= Guinea Company (London) =

The Company of Adventurers of London Trading to the Ports of Africa, more commonly known as "the Guinea Company", was a private joint stock company founded to trade in Africa for profit. It was a trading company trading in slaves, and redwood (used for dyes) from the western Africa (today parts of Guinea and Sierra Leone). At its height, the Guinea Company owned and operated fifteen cargo ships.

== History ==
King James I in 1618 granted the company a 31-year monopoly on the exportation of goods from West Africa to be imported into England. In 1624 Parliament declared The Guinea Company's monopoly a grievance, despite the company suffering from financial difficulties. However, it was not until seven years after being founded and a year after parliament's opposition when Nicholas Crispe became the principal organizer and profiteer in 1625. With this newfound success, it also brought along a more resounding impression of objection from England. The Guinea Company had a great deal of growth with Nicholas Crispe, who had become the controlling stock holder in 1628.

Nicholas Crispe got most of his royal support through the building of trading forts on the Gold Coast of Komenda and Kormantin. The king, James I, saw them as a great value to future of England–Africa trade.

The Guinea Company had touched on many different trades, one of which was gold, which in the beginning was its primary objective. Between 1618 and 1621, three expeditions were made up the Gambia River to collect gold. No profits were made, and after the third trip the company accumulated a loss of £5,600, which was a great deal of money during this era as Nicholas Crispe had purchased the majority of the company's shares for less than £800. After Crispe had failed in leading the company in finding gold along the Gambia River, it resorted to the collection of redwood from Sierra Leone as its main export.

In 1631 a new charter was formed and granted to the "Company of Merchants Trading to Guinea". Like the first charter in 1618, this too was for 31 years, but it was from Cape Blanco to the Cape of Good Hope. While it may seem to outsiders as a completely new trading company, it was not. Much of the members were in fact associated with The Guinea Company, including Nicholas Crispe. By creating a new name for themselves, it gave them more opportunities in expanding their industry, particularly in the Eastern part of Sierra Leone as a means for gathering gold. In 1632 gold factories (trading posts) were made in Komenda, Kormantin, and Winneba. Up until the year 1650, three additional factories followed: Anomabu, Takoradi, and Cabo Corso. Along with gold as the main source of income, ships were sent east to Benin to retrieve cloth where it would be brought back and sold for gold. It is estimated that Nicholas Crispe and his company made a profit of over £500,000 through the gold they had collected within the 11–12 years after 1632.

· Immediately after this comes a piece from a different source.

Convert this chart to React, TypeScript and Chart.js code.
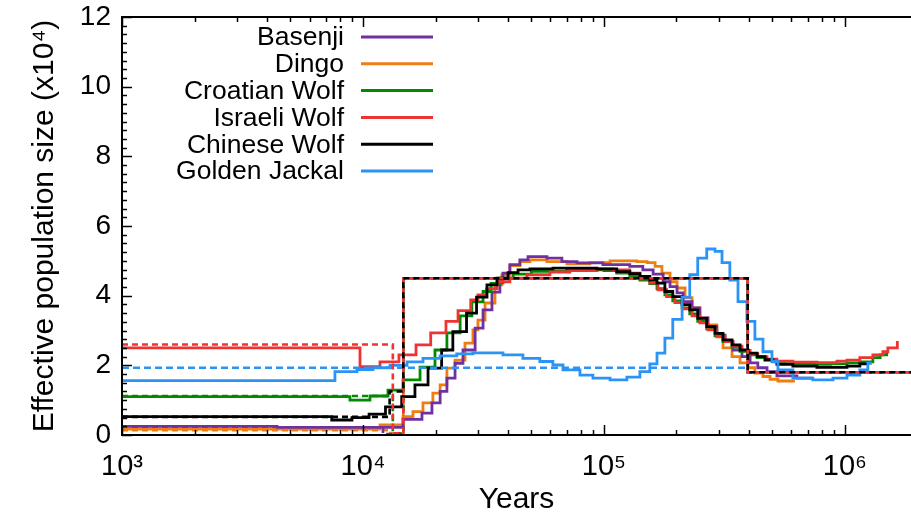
import React, { useEffect, useRef } from 'react';
import { Chart, registerables } from 'chart.js';

Chart.register(...registerables);

const FONT = '"Liberation Sans", Arial, Helvetica, sans-serif';

// ---- PSMC estimates (years, Ne x10^4) ----
const basenjiYears = [1000, 4400, 14660, 17570, 19330, 20900, 22300, 24100, 26000, 29200, 31500, 34300, 37000, 38100, 40700, 44800, 48400, 58000, 66900, 77300, 99000, 128000, 145000, 160000, 176000, 188000, 201000, 213000, 232000, 250000, 270000, 294000, 318000, 343000, 374000, 404000, 435000, 475000, 522000, 632000, 736000];
const basenjiNe = [0.25, 0.22, 0.45, 0.63, 0.92, 1.25, 1.63, 2.06, 2.44, 3.07, 3.59, 4.1, 4.37, 4.65, 4.89, 5.03, 5.12, 5.08, 4.98, 4.94, 4.89, 4.84, 4.74, 4.62, 4.4, 4.26, 4.08, 3.83, 3.65, 3.36, 3.11, 2.87, 2.68, 2.44, 2.25, 2.07, 1.93, 1.82, 1.7, 1.63, 1.63];

const dingoYears = [1000, 11770, 14660, 16120, 17740, 19500, 20900, 22300, 24100, 26500, 28600, 30000, 32100, 35300, 37700, 40700, 44800, 49300, 58000, 70200, 87400, 106000, 137000, 151000, 163000, 174000, 188000, 201000, 217000, 232000, 250000, 270000, 294000, 312000, 340000, 367000, 396000, 423000, 457000, 489000, 527000, 620000];
const dingoNe = [0.17, 0.29, 0.53, 0.67, 0.92, 1.2, 1.44, 1.92, 2.15, 2.64, 3.02, 3.3, 3.79, 4.31, 4.6, 4.86, 4.98, 5.03, 4.98, 4.91, 4.95, 5.0, 4.98, 4.95, 4.84, 4.65, 4.4, 4.22, 3.94, 3.65, 3.36, 3.16, 2.82, 2.5, 2.25, 2.07, 1.93, 1.78, 1.68, 1.6, 1.55, 1.55];

const croatianYears = [1000, 8830, 10690, 12700, 14660, 17250, 19900, 22300, 25300, 28300, 31500, 34000, 37000, 42000, 50000, 70000, 100000, 113000, 128000, 141000, 155000, 166000, 179000, 193000, 211000, 227000, 245000, 267000, 289000, 312000, 340000, 367000, 396000, 432000, 466000, 503000, 560000, 650000, 870000, 1020000, 1153000, 1306000, 1400000, 1490000];
const croatianNe = [1.1, 1.0, 1.12, 1.29, 1.58, 1.95, 2.44, 2.93, 3.42, 3.82, 4.12, 4.35, 4.5, 4.62, 4.7, 4.74, 4.72, 4.65, 4.55, 4.45, 4.35, 4.2, 4.02, 3.85, 3.65, 3.48, 3.26, 3.05, 2.85, 2.68, 2.52, 2.4, 2.3, 2.22, 2.15, 2.1, 2.05, 2.03, 2.04, 2.07, 2.1, 2.22, 2.3, 2.39];

const israeliYears = [1000, 9720, 11770, 14100, 16600, 19100, 22100, 24800, 28000, 30000, 32600, 36000, 40700, 47900, 59700, 72200, 93500, 109000, 128000, 141000, 155000, 167500, 182000, 197000, 213000, 232000, 250000, 270000, 294000, 318000, 343000, 374000, 404000, 435000, 475000, 522000, 608000, 765000, 927000, 1020000, 1153000, 1306000, 1437000, 1507000, 1650000];
const israeliNe = [2.5, 1.96, 2.1, 2.3, 2.59, 2.93, 3.26, 3.57, 3.88, 4.02, 4.2, 4.4, 4.5, 4.6, 4.68, 4.72, 4.77, 4.74, 4.65, 4.48, 4.37, 4.17, 3.97, 3.8, 3.62, 3.42, 3.22, 3.02, 2.84, 2.68, 2.55, 2.43, 2.33, 2.25, 2.18, 2.12, 2.09, 2.08, 2.12, 2.15, 2.22, 2.3, 2.39, 2.5, 2.7];

const chineseYears = [1000, 7420, 9000, 10600, 12400, 14480, 16430, 18620, 21200, 23600, 26900, 29600, 32700, 36000, 40000, 44000, 49300, 61400, 93500, 113000, 128000, 141000, 155000, 166000, 179000, 193000, 211000, 227000, 245000, 267000, 289000, 312000, 340000, 367000, 396000, 432000, 466000, 503000, 522000, 608000, 765000, 1020000, 1153000, 1245000];
const chineseNe = [0.53, 0.43, 0.5, 0.6, 0.81, 1.1, 1.44, 1.92, 2.44, 2.97, 3.5, 3.96, 4.31, 4.5, 4.66, 4.74, 4.77, 4.79, 4.77, 4.69, 4.63, 4.55, 4.45, 4.36, 4.12, 3.97, 3.74, 3.59, 3.35, 3.11, 2.92, 2.73, 2.59, 2.44, 2.35, 2.25, 2.16, 2.11, 2.03, 1.98, 1.94, 1.98, 2.04, 2.04];

const jackalYears = [1000, 7650, 9440, 11000, 12940, 15230, 17740, 20900, 24500, 28600, 38100, 46100, 54200, 61400, 67600, 79500, 90000, 106000, 124500, 141000, 155000, 166000, 179000, 193000, 211000, 227000, 245000, 267000, 289000, 309000, 333000, 360000, 392000, 423000, 457000, 498000, 527000, 608000, 736000, 892000, 1020000, 1153000, 1245000, 1294000];
const jackalNe = [1.56, 1.82, 1.88, 1.93, 2.0, 2.1, 2.2, 2.27, 2.33, 2.36, 2.3, 2.2, 2.11, 2.01, 1.87, 1.72, 1.63, 1.58, 1.66, 1.82, 2.04, 2.35, 2.78, 3.32, 3.96, 4.6, 5.08, 5.34, 5.27, 4.95, 4.45, 3.83, 3.26, 2.75, 2.39, 2.11, 1.87, 1.63, 1.58, 1.63, 1.72, 1.87, 2.06, 2.06];

// ---- simulated (true) histories, dashed ----
const simBasenjiYears = [1000, 12100, 14700, 395000, 1880000];
const simBasenjiNe = [0.2, 0.03, 4.5, 1.8, 1.8];
const simDingoYears = [1000, 13000, 14700, 395000, 1880000];
const simDingoNe = [0.14, 0.05, 4.5, 1.8, 1.8];
const simCroatianYears = [1000, 13300, 14700, 395000, 1880000];
const simCroatianNe = [1.12, 0.05, 4.5, 1.8, 1.8];
const simIsraeliYears = [1000, 13300, 14700, 395000, 1880000];
const simIsraeliNe = [2.6, 0.05, 4.5, 1.8, 1.8];
const simChineseYears = [1000, 12900, 14700, 395000, 1880000];
const simChineseNe = [0.52, 1.25, 4.5, 1.8, 1.8];
const simJackalYears = [1000, 395000, 1880000];
const simJackalNe = [1.93, 1.8, 1.8];

// ---- axes ----
const xMin = 1000;
const xMax = 1880000;
const xMajorTicks = [1e3, 1e4, 1e5, 1e6];
const xTickLabels = ['10³', '10⁴', '10⁵', '10⁶'];
const yMajorTicks = [0, 2, 4, 6, 8, 10, 12];
const xTitle = 'Years';
const yTitle = 'Effective population size (x10⁴)';

const COLORS = {
  basenji: '#7030A0',
  dingo: '#F07D10',
  croatian: '#008A00',
  israeli: '#EE3333',
  chinese: '#000000',
  jackal: '#2B93F5',
};

function pts(t: number[], v: number[]) {
  return t.map((x, i) => ({ x, y: v[i] }));
}

function solid(label: string, t: number[], v: number[], color: string, legendRow: number) {
  return {
    label,
    data: pts(t, v),
    borderColor: color,
    backgroundColor: color,
    borderWidth: 2.8,
    pointRadius: 0,
    fill: false,
    stepped: 'before',
    legendRow,
  } as any;
}

function dashed(label: string, t: number[], v: number[], color: string, dash: number[]) {
  return {
    label,
    data: pts(t, v),
    borderColor: color,
    backgroundColor: color,
    borderWidth: 2.6,
    borderDash: dash,
    pointRadius: 0,
    fill: false,
    stepped: 'before',
    legendRow: -1,
  } as any;
}

const overlayPlugin = {
  id: 'overlay',
  afterDraw(chart: any) {
    const { ctx, chartArea: a, scales } = chart;
    const xs = scales.x;
    const ys = scales.y;
    const seg = (x0: number, y0: number, x1: number, y1: number) => {
      ctx.beginPath();
      ctx.moveTo(x0, y0);
      ctx.lineTo(x1, y1);
      ctx.stroke();
    };
    ctx.save();
    ctx.strokeStyle = '#000';
    ctx.lineWidth = 1.5;
    // x ticks (bottom & top, inward)
    for (let d = 3; d <= 6; d++) {
      for (let m = 1; m <= 9; m++) {
        const v = m * Math.pow(10, d);
        if (v > xs.max) break;
        const px = Math.round(xs.getPixelForValue(v)) + 0.5;
        const len = m === 1 ? 10 : 5;
        seg(px, a.bottom, px, a.bottom - len);
        seg(px, a.top, px, a.top + len);
      }
    }
    // y ticks (left, inward)
    for (let i = 0; i <= 48; i++) {
      const v = i * 0.25;
      const py = Math.round(ys.getPixelForValue(v)) + 0.5;
      const len = i % 8 === 0 ? 10 : 5;
      seg(a.left, py, a.left + len, py);
    }
    // frame
    ctx.lineWidth = 2;
    ctx.beginPath();
    ctx.moveTo(a.right, a.top);
    ctx.lineTo(a.left, a.top);
    ctx.lineTo(a.left, a.bottom);
    ctx.lineTo(a.right, a.bottom);
    ctx.stroke();

    // legend
    const rows = chart.data.datasets
      .filter((d: any) => d.legendRow >= 0)
      .sort((p: any, q: any) => p.legendRow - q.legendRow);
    ctx.font = `26.5px ${FONT}`;
    ctx.textAlign = 'right';
    ctx.textBaseline = 'middle';
    rows.forEach((d: any, i: number) => {
      const y = 37 + i * 26.8;
      ctx.fillStyle = '#000';
      ctx.fillText(d.label, 344, y + 1);
      ctx.strokeStyle = d.borderColor;
      ctx.lineWidth = 3;
      seg(361, y, 433, y);
    });
    ctx.restore();
  },
};

export default function App() {
  const ref = useRef<HTMLCanvasElement>(null);
  useEffect(() => {
    if (!ref.current) return;
    const datasets = [
      dashed('Chinese Wolf (sim)', simChineseYears, simChineseNe, COLORS.chinese, [6, 4]),
      dashed('Israeli Wolf (sim)', simIsraeliYears, simIsraeliNe, COLORS.israeli, [6, 4]),
      dashed('Golden Jackal (sim)', simJackalYears, simJackalNe, COLORS.jackal, [7, 4]),
      solid('Golden Jackal', jackalYears, jackalNe, COLORS.jackal, 5),
      solid('Chinese Wolf', chineseYears, chineseNe, COLORS.chinese, 4),
      solid('Israeli Wolf', israeliYears, israeliNe, COLORS.israeli, 3),
      solid('Croatian Wolf', croatianYears, croatianNe, COLORS.croatian, 2),
      solid('Basenji', basenjiYears, basenjiNe, COLORS.basenji, 0),
      solid('Dingo', dingoYears, dingoNe, COLORS.dingo, 1),
      dashed('Croatian Wolf (sim)', simCroatianYears, simCroatianNe, COLORS.croatian, [6, 4]),
      dashed('Basenji (sim)', simBasenjiYears, simBasenjiNe, COLORS.basenji, [6, 4]),
      dashed('Dingo (sim)', simDingoYears, simDingoNe, COLORS.dingo, [6, 4]),
    ];
    const chart = new Chart(ref.current, {
      type: 'line',
      data: { datasets },
      options: {
        responsive: false,
        animation: false,
        layout: { padding: { top: 17, right: 0, left: 0, bottom: 0 } },
        plugins: { legend: { display: false }, tooltip: { enabled: false } },
        scales: {
          x: {
            type: 'logarithmic',
            min: xMin,
            max: xMax,
            afterBuildTicks: (s: any) => {
              s.ticks = xMajorTicks.map((v) => ({ value: v, major: true }));
            },
            afterFit: (s: any) => {
              s.height = 84;
              s.paddingLeft = 0;
              s.paddingRight = 0;
            },
            grid: { display: false, drawTicks: false },
            border: { display: false },
            ticks: {
              autoSkip: false,
              maxRotation: 0,
              padding: 15,
              color: '#000',
              font: { family: FONT, size: 29 },
              callback: (v: any) => {
                const i = xMajorTicks.indexOf(Number(v));
                return i >= 0 ? xTickLabels[i] : '';
              },
            },
            title: {
              display: true,
              text: xTitle,
              color: '#000',
              font: { family: FONT, size: 30 },
              padding: { top: 0, bottom: 1 },
            },
          },
          y: {
            type: 'linear',
            min: 0,
            max: 12,
            afterBuildTicks: (s: any) => {
              s.ticks = yMajorTicks.map((v) => ({ value: v }));
            },
            afterFit: (s: any) => {
              s.width = 122;
              s.paddingTop = 0;
              s.paddingBottom = 0;
            },
            grid: { display: false, drawTicks: false },
            border: { display: false },
            ticks: {
              padding: 11,
              color: '#000',
              font: { family: FONT, size: 28 },
            },
            title: {
              display: true,
              text: yTitle,
              color: '#000',
              font: { family: FONT, size: 30 },
              padding: { top: 27, bottom: 0 },
            },
          },
        },
      } as any,
      plugins: [overlayPlugin],
    });
    return () => chart.destroy();
  }, []);
  return (
    <div style={{ position: 'absolute', left: 0, top: 0, width: 911, height: 519, background: '#fff' }}>
      <canvas ref={ref} width={911} height={519} style={{ display: 'block' }} />
    </div>
  );
}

In 1640, Nicholas Crispe and his trading company had once again been put under political pressure from England. In 1640, parliament ordered him to give up his monopoly on Guinea. And it was in 1644 when his of the company were taken away, and the company was later handed on to merchants who supported the parliament.

The achievements of the Guinea trade company have for the most part been unappreciated and gone unacknowledged. They played a significant role in the history of trade and development all along the west coast of Africa. As well as bringing in England into the gold trade through the Gold Coast.

According to British parliamentary records, the company also appears to have been involved in the trade of enslaved Africans.